In those moments of greater awareness, the surreal nature of the grief makes the entire world, your entire being, feel wrong.  It warps you and everything you perceive.  A previously energetic and focused person can become listless and disoriented, or a fidgety, easily-distracted person can become still and quiet.  Anger comes flaring out in strange directions, over stranger reasons.

Recognizing this is difficult, and counteracting it is doubly so.  Recovering from it is a long process, the end of which I have not even glimpsed.  I can imagine it in some detail, I know which general direction to go to get there, but I cannot yet see it.  It is either too far away, or too obscured by the warping effects of the grief.  I don’t know which.  It could well be both.

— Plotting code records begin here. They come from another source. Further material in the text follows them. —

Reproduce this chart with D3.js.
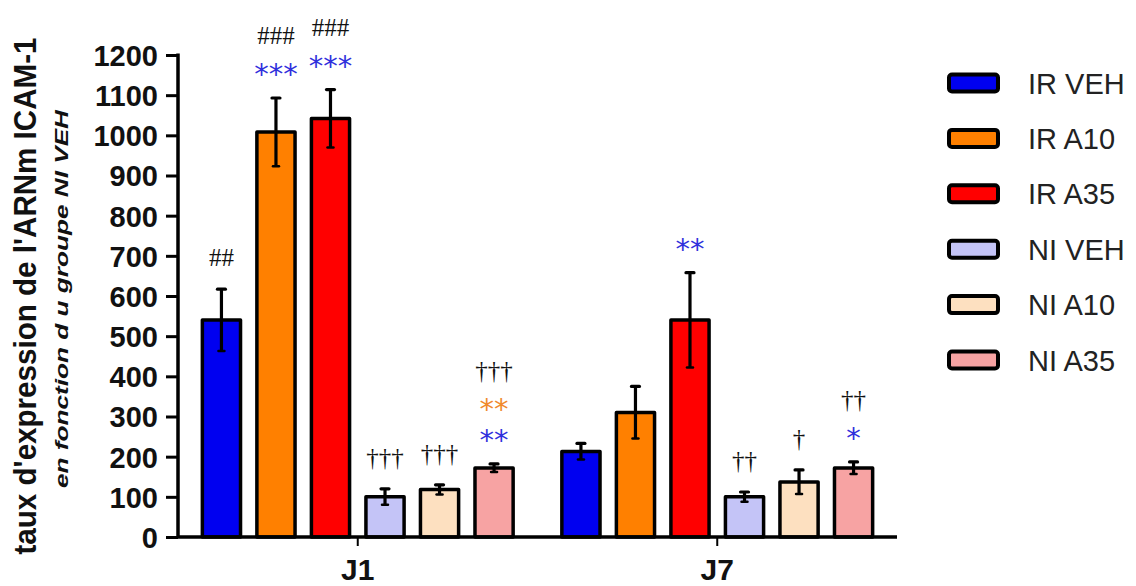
<!DOCTYPE html>
<html>
<head>
<meta charset="utf-8">
<script src="https://cdn.jsdelivr.net/npm/d3@7"></script>
<style>
  html, body { margin: 0; padding: 0; background: #fff; }
  svg { display: block; }
</style>
</head>
<body>
<svg id="chart" width="1136" height="586"></svg>
<script>
// ICAM-1 mRNA expression, relative to the NI VEH group
const groups = ["J1", "J7"];
const series = ["IR VEH", "IR A10", "IR A35", "NI VEH", "NI A10", "NI A35"];
const seriesColors = ["#0000f0", "#ff8000", "#ff0000", "#c4c4f7", "#fde0c0", "#f7a3a3"];

const meanJ1 = [540, 1008, 1042, 100, 118, 172];
const meanJ7 = [213, 310, 540, 100, 137, 172];
const semJ1 = [77, 85, 72, 20, 12, 10];
const semJ7 = [20, 65, 118, 12, 30, 15];

const yTicks = [0, 100, 200, 300, 400, 500, 600, 700, 800, 900, 1000, 1100, 1200];

// significance marks stacked above each bar, listed from bottom to top: [text, kind]
const marksJ1 = [
  [["##", "k"]],
  [["***", "b"], ["###", "k"]],
  [["***", "b"], ["###", "k"]],
  [["†††", "k"]],
  [["†††", "k"]],
  [["**", "b"], ["**", "o"], ["†††", "k"]]
];
const marksJ7 = [
  [],
  [],
  [["**", "b"]],
  [["††", "k"]],
  [["†", "k"]],
  [["*", "b"], ["††", "k"]]
];
const markColors = { k: "#111", b: "#3030dc", o: "#f08a2c" };

const means = [meanJ1, meanJ7];
const sems = [semJ1, semJ7];
const marks = [marksJ1, marksJ7];

const rows = [];
groups.forEach((g, gi) => {
  series.forEach((s, si) => {
    rows.push({ group: g, series: s, si, mean: means[gi][si], sem: sems[gi][si], marks: marks[gi][si] });
  });
});

const svg = d3.select("#chart");
const plot = { left: 178, right: 897, top: 55, bottom: 537 };

const y = d3.scaleLinear().domain([0, 1200]).range([plot.bottom, plot.top]);
const x0 = d3.scaleBand().domain(groups).range([plot.left, plot.right]).paddingInner(0.09).paddingOuter(0.045);
const x1 = d3.scaleBand().domain(series).range([0, x0.bandwidth()]).paddingInner(0.3).paddingOuter(0.15);
const color = d3.scaleOrdinal().domain(series).range(seriesColors);

// bars
const bar = svg.append("g").selectAll("g").data(rows).join("g")
  .attr("transform", d => `translate(${x0(d.group) + x1(d.series)},0)`);

bar.append("rect")
  .attr("x", 0)
  .attr("width", x1.bandwidth())
  .attr("y", d => y(d.mean))
  .attr("height", d => y(0) - y(d.mean))
  .attr("fill", d => color(d.series))
  .attr("stroke", "#000")
  .attr("stroke-width", 3.5)
  .attr("stroke-linejoin", "round");

// error bars
const cx = x1.bandwidth() / 2;
bar.append("line")
  .attr("x1", cx).attr("x2", cx)
  .attr("y1", d => y(d.mean - d.sem))
  .attr("y2", d => y(d.mean + d.sem))
  .attr("stroke", "#000").attr("stroke-width", 3.2);
bar.append("line")
  .attr("x1", cx - 4).attr("x2", cx + 4)
  .attr("y1", d => y(d.mean + d.sem))
  .attr("y2", d => y(d.mean + d.sem))
  .attr("stroke", "#000").attr("stroke-width", 3.2).attr("stroke-linecap", "round");
bar.append("line")
  .attr("x1", cx - 3).attr("x2", cx + 3)
  .attr("y1", d => y(d.mean - d.sem))
  .attr("y2", d => y(d.mean - d.sem))
  .attr("stroke", "#000").attr("stroke-width", 2.5).attr("stroke-linecap", "round");

// significance marks
bar.each(function(d) {
  const top = y(d.mean + d.sem);
  d3.select(this).selectAll("text.mark").data(d.marks).join("text")
    .attr("class", "mark")
    .attr("x", cx)
    .attr("y", (m, i) => {
      const centre = top - 31 - i * 31;
      return m[1] === "k" ? centre + 8 : centre + 17;
    })
    .attr("text-anchor", "middle")
    .attr("fill", m => markColors[m[1]])
    .style("font-family", m => m[1] === "k" ? "'Liberation Serif', serif" : "'DejaVu Sans', sans-serif")
    .style("font-size", m => m[1] === "k" ? "25px" : "29px")
    .text(m => m[0]);
});

// y axis
const yAxis = svg.append("g")
  .attr("transform", `translate(${plot.left},0)`)
  .call(d3.axisLeft(y).tickValues(yTicks).tickFormat(d3.format("d")).tickSize(12).tickPadding(8).tickSizeOuter(0));
yAxis.select(".domain").attr("stroke", "#000").attr("stroke-width", 3.5)
  .attr("d", `M0,${plot.top - 1.5}V${plot.bottom}`);
yAxis.selectAll(".tick line").attr("stroke", "#000").attr("stroke-width", 3);
yAxis.selectAll(".tick text")
  .attr("fill", "#111")
  .style("font-family", "'Liberation Sans', Arial, sans-serif")
  .style("font-weight", "bold")
  .style("font-size", "29px")
  .attr("dy", "0.36em");

// x axis
const xAxis = svg.append("g")
  .attr("transform", `translate(0,${plot.bottom})`)
  .call(d3.axisBottom(x0).tickSize(9).tickPadding(8).tickSizeOuter(0));
xAxis.select(".domain").attr("stroke", "#000").attr("stroke-width", 3.5)
  .attr("d", `M${plot.left},0H${plot.right}`);
xAxis.selectAll(".tick line").attr("stroke", "#000").attr("stroke-width", 2);
xAxis.selectAll(".tick text")
  .attr("fill", "#111")
  .style("font-family", "'Liberation Sans', Arial, sans-serif")
  .style("font-weight", "bold")
  .style("font-size", "30px")
  .attr("dy", "0.85em");

// y axis titles
svg.append("text")
  .attr("transform", "translate(36,296) rotate(-90)")
  .attr("text-anchor", "middle")
  .attr("textLength", 517)
  .attr("lengthAdjust", "spacingAndGlyphs")
  .attr("fill", "#111")
  .style("font-family", "'Liberation Sans', Arial, sans-serif")
  .style("font-weight", "bold")
  .style("font-size", "31px")
  .text("taux d'expression de l'ARNm ICAM-1");

svg.append("text")
  .attr("transform", "translate(68,299) rotate(-90)")
  .attr("text-anchor", "middle")
  .attr("textLength", 378)
  .attr("lengthAdjust", "spacingAndGlyphs")
  .attr("fill", "#111")
  .style("font-family", "'Liberation Sans', Arial, sans-serif")
  .style("font-weight", "bold")
  .style("font-style", "italic")
  .style("font-size", "19px")
  .text("en fonction d u groupe NI VEH");

// legend
const legend = svg.append("g").selectAll("g").data(series).join("g")
  .attr("transform", (d, i) => `translate(949,${83 + i * 55.4})`);
legend.append("rect")
  .attr("x", 0).attr("y", -8.5)
  .attr("width", 49).attr("height", 17)
  .attr("rx", 3)
  .attr("fill", d => color(d))
  .attr("stroke", "#000").attr("stroke-width", 4);
legend.append("text")
  .attr("x", 79).attr("y", 10.5)
  .attr("fill", "#222")
  .style("font-family", "'Liberation Sans', Arial, sans-serif")
  .style("font-size", "29px")
  .text(d => d);
</script>
</body>
</html>
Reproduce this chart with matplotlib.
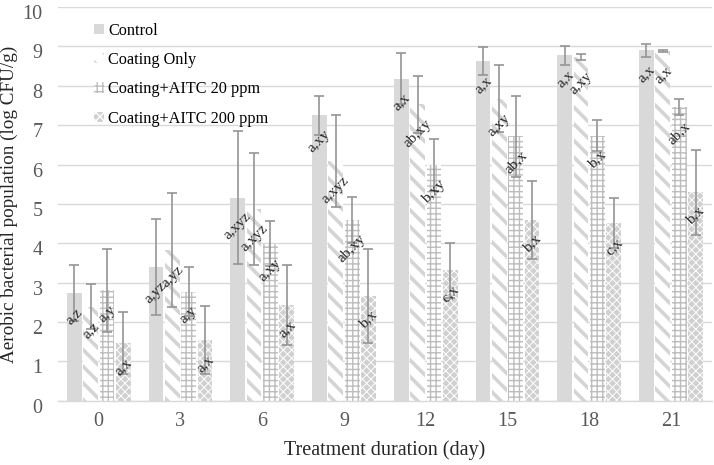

But this is why I seem to check out, from time to time.  I’m not actually going through an internal hell of pain and torment when I do, which is what I suspect other people suspect.  Instead, I’m trying to come to some understanding of the extradimensional horror that always hovers nearby, sometimes right in front of me and other times just out of sight, hoping that if I can somehow comprehend it in its entirety, it will finally go away and allow me to be happy that she lived instead of sad that she died.